**Task details**
Write the lines out exactly as they stand, from the one containing "Reproduce this chart" through the one containing "h12_hi = [-0.602, -0.408, -0.345, -0.293]", and only those. Omit pictures.

(Stored dataset items)
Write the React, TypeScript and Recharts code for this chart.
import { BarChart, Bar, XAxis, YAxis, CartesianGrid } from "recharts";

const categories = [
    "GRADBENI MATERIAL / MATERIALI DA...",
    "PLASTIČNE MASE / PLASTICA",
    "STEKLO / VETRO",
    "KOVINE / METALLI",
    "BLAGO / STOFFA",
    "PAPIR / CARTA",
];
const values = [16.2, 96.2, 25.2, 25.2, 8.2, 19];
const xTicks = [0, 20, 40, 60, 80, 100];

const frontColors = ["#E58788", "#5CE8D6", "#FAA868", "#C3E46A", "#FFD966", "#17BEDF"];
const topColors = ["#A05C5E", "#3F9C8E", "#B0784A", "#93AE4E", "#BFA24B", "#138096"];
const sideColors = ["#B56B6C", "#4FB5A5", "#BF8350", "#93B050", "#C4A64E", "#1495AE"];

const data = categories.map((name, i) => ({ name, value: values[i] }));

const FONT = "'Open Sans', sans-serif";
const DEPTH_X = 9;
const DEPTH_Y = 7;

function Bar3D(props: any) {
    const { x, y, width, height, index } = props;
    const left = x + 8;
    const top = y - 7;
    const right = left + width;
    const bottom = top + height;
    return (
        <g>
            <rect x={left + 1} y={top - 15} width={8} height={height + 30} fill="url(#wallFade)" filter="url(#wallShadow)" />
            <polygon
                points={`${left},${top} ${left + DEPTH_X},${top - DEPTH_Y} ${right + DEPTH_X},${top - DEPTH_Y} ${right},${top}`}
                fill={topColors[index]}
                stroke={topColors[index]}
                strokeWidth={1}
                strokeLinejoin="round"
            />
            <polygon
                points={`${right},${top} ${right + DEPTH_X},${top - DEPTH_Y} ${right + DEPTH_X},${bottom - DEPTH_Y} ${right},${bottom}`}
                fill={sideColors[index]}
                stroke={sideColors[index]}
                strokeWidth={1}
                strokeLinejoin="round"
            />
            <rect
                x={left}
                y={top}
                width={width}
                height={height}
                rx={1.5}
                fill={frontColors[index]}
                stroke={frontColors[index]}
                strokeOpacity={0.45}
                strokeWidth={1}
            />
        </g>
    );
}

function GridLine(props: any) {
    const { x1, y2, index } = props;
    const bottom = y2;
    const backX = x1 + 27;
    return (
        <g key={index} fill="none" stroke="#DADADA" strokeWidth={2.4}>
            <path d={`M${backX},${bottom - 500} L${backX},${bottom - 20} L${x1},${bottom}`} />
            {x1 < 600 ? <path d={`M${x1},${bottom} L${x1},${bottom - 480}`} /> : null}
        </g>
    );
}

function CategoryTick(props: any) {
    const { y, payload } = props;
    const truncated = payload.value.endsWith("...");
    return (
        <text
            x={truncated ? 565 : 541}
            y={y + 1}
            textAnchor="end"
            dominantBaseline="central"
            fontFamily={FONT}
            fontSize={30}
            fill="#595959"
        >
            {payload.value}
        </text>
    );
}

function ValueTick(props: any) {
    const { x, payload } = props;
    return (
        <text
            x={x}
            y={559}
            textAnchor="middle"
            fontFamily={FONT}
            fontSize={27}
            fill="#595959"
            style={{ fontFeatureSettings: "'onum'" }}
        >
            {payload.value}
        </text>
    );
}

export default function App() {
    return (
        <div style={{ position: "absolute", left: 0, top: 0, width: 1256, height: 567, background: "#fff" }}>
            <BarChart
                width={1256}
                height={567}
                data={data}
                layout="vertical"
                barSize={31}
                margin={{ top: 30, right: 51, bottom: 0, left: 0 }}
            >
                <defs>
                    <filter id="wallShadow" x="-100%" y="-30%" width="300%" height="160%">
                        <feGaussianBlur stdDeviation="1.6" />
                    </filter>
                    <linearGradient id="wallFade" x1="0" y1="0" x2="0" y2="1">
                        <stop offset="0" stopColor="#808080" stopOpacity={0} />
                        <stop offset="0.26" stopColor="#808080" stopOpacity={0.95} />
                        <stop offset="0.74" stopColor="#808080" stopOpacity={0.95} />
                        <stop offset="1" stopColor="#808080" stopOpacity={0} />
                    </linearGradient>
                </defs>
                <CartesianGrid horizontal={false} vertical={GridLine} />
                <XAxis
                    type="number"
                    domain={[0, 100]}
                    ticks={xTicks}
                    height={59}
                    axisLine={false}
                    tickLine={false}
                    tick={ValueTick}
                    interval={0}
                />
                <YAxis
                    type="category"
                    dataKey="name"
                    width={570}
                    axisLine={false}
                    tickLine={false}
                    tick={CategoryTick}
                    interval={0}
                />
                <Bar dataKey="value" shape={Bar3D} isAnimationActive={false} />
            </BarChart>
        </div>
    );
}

--

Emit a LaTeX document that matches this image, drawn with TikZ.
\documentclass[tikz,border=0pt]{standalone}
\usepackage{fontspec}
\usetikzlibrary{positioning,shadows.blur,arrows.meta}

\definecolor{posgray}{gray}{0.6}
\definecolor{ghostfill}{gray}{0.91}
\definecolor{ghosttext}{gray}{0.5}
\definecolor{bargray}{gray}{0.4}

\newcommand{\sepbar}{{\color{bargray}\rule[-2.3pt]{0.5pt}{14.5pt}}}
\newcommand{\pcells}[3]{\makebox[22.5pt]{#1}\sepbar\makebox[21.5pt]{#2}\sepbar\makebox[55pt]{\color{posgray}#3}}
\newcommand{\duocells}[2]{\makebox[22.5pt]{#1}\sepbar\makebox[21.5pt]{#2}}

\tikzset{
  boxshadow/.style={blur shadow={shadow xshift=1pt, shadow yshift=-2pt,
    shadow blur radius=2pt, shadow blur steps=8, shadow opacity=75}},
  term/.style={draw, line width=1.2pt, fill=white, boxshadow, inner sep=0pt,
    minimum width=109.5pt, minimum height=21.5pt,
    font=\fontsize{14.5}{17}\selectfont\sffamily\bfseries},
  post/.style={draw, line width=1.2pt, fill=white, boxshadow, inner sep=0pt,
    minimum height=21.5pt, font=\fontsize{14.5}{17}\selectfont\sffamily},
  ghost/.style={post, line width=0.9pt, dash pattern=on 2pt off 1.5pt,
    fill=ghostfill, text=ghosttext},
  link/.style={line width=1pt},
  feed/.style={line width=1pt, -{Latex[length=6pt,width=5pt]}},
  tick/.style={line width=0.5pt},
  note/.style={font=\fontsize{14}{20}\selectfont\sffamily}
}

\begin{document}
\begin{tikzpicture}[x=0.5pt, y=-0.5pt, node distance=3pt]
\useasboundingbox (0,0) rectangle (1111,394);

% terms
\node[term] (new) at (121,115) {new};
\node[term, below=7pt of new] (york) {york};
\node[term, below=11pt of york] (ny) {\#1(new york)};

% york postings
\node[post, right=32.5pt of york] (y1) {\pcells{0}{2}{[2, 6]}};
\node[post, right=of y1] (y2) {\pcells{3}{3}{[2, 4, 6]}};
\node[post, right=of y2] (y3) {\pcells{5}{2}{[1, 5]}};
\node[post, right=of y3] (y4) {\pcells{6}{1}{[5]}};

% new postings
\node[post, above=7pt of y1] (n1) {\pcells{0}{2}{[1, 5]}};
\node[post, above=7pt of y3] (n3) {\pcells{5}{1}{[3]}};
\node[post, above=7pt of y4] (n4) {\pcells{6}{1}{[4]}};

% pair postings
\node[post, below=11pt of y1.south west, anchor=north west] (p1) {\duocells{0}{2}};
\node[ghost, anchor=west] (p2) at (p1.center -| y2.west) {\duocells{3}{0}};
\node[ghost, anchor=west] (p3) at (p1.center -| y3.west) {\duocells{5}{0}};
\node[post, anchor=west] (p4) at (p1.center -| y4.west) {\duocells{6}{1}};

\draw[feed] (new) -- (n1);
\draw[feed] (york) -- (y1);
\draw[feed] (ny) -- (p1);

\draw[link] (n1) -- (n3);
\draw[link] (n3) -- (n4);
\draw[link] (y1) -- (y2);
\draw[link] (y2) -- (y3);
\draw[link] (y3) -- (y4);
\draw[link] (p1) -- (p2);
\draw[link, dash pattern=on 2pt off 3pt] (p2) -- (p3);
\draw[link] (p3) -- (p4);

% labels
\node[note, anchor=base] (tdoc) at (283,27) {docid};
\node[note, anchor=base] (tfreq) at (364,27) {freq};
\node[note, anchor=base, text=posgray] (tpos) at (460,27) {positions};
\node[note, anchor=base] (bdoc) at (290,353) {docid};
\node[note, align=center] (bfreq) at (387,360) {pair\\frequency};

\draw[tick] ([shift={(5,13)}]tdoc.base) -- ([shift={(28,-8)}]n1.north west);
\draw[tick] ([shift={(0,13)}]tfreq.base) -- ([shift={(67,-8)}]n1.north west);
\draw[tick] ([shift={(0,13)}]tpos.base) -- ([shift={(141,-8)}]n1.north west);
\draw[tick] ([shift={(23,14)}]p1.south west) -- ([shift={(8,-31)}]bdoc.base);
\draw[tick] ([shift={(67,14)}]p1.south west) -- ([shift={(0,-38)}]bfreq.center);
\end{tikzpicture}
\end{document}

--

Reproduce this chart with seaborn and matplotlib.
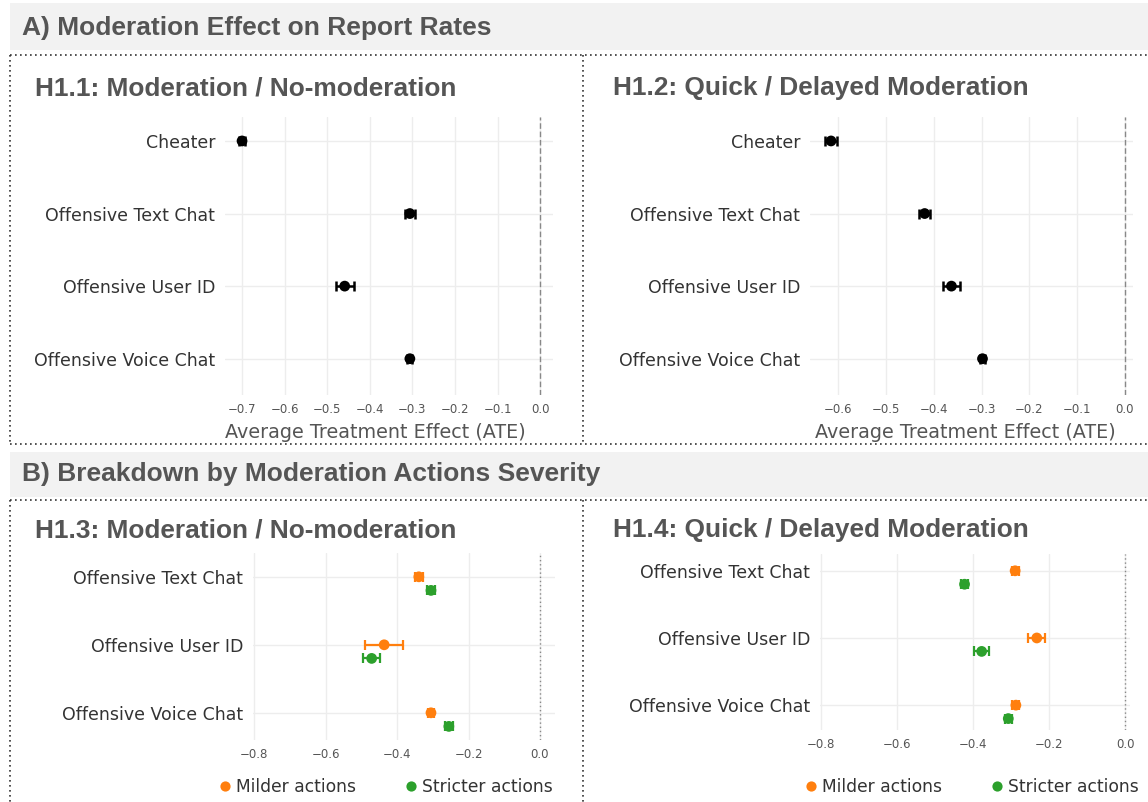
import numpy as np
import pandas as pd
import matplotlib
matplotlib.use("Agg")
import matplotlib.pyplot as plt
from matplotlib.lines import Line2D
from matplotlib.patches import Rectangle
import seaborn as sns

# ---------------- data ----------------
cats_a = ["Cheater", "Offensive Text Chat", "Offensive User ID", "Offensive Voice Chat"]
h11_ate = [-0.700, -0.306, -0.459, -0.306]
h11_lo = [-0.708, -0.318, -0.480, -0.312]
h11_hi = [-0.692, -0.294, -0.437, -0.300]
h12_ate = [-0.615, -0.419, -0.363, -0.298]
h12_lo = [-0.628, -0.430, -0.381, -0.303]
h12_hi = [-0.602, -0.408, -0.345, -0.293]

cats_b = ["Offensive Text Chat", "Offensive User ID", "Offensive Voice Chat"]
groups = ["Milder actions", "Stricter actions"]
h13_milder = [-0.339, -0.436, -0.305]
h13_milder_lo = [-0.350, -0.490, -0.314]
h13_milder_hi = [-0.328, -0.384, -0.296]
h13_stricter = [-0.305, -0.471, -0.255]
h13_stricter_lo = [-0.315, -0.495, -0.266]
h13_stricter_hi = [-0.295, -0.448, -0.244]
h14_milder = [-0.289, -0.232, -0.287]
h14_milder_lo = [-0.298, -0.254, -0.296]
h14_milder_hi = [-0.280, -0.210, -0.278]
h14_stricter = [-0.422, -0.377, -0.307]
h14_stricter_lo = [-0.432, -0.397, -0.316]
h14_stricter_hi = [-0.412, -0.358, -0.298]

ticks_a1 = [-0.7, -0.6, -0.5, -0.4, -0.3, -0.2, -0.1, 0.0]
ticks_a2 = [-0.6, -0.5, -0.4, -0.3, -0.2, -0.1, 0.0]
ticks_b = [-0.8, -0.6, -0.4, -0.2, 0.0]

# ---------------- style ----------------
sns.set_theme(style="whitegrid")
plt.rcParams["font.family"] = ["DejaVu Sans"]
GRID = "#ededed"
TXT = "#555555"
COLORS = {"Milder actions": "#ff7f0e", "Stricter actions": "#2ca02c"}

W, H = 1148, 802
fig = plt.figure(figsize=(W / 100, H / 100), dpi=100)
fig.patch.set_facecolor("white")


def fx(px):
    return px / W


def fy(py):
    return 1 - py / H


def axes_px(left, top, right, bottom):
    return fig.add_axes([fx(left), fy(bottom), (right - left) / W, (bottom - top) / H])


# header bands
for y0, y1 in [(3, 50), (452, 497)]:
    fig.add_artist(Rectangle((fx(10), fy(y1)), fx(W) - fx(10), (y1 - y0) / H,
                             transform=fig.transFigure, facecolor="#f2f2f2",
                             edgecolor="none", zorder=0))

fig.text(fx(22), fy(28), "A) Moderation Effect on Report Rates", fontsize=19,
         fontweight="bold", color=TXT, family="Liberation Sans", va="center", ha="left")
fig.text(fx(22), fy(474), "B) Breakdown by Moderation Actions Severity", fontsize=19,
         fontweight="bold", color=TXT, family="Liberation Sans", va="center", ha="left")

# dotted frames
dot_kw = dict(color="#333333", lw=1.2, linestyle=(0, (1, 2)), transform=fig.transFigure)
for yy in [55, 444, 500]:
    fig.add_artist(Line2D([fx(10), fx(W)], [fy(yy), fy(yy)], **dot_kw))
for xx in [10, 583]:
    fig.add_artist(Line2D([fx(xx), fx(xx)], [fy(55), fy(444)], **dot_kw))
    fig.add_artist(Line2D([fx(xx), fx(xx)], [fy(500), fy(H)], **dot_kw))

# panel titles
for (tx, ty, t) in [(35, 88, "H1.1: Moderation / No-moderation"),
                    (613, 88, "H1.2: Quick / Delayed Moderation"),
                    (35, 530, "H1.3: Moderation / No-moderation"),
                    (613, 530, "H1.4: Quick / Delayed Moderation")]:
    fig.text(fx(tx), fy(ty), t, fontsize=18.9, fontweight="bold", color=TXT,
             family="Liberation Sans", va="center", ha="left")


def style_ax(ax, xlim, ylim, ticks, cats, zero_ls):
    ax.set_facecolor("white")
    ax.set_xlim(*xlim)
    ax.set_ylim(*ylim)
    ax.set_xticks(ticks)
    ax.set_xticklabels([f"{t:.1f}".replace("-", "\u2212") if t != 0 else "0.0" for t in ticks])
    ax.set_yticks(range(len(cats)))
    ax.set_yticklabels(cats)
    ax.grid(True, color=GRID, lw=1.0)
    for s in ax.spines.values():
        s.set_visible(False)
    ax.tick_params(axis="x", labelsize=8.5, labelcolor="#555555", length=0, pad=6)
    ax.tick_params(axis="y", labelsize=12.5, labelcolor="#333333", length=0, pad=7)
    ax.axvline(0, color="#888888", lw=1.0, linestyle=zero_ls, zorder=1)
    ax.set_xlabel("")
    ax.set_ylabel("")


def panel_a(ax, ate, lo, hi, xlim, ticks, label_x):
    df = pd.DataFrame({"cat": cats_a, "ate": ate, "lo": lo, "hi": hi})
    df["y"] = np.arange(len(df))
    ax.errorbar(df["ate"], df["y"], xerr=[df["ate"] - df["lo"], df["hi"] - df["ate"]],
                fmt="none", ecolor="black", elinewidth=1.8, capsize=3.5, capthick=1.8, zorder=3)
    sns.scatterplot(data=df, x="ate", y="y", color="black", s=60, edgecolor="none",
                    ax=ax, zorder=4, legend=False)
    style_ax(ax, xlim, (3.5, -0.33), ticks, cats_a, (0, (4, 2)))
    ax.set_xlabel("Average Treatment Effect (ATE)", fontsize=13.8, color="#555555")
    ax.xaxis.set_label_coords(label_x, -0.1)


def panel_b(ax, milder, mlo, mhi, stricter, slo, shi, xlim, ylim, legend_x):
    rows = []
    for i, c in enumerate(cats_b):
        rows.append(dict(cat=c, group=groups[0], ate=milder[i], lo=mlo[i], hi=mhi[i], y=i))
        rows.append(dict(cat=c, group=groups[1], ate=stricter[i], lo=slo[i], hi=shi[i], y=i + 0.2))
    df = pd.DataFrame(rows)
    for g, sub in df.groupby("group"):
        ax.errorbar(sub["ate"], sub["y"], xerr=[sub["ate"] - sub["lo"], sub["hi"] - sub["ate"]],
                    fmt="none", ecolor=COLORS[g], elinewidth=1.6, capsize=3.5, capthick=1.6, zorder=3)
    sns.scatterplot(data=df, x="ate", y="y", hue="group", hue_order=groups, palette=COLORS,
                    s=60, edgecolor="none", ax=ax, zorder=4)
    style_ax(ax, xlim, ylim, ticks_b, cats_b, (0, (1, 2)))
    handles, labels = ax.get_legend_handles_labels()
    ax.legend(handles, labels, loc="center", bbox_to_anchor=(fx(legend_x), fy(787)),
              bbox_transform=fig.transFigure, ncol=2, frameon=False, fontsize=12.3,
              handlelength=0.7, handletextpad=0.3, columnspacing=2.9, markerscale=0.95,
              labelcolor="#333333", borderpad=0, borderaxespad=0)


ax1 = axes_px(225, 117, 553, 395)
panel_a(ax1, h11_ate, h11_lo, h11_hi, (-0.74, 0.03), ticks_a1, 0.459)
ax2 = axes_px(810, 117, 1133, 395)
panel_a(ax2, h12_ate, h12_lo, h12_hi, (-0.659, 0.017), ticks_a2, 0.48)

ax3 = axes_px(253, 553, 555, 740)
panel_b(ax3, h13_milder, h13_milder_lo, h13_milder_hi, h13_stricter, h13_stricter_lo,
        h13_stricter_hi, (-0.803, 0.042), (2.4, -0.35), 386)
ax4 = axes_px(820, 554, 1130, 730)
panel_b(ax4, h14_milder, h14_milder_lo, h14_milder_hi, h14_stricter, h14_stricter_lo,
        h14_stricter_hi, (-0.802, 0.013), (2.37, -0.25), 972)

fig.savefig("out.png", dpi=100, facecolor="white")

**Task result**
Reproduce this chart with seaborn and matplotlib.
import numpy as np
import pandas as pd
import matplotlib
matplotlib.use("Agg")
import matplotlib.pyplot as plt
from matplotlib.lines import Line2D
from matplotlib.patches import Rectangle
import seaborn as sns

# ---------------- data ----------------
cats_a = ["Cheater", "Offensive Text Chat", "Offensive User ID", "Offensive Voice Chat"]
h11_ate = [-0.700, -0.306, -0.459, -0.306]
h11_lo = [-0.708, -0.318, -0.480, -0.312]
h11_hi = [-0.692, -0.294, -0.437, -0.300]
h12_ate = [-0.615, -0.419, -0.363, -0.298]
h12_lo = [-0.628, -0.430, -0.381, -0.303]
h12_hi = [-0.602, -0.408, -0.345, -0.293]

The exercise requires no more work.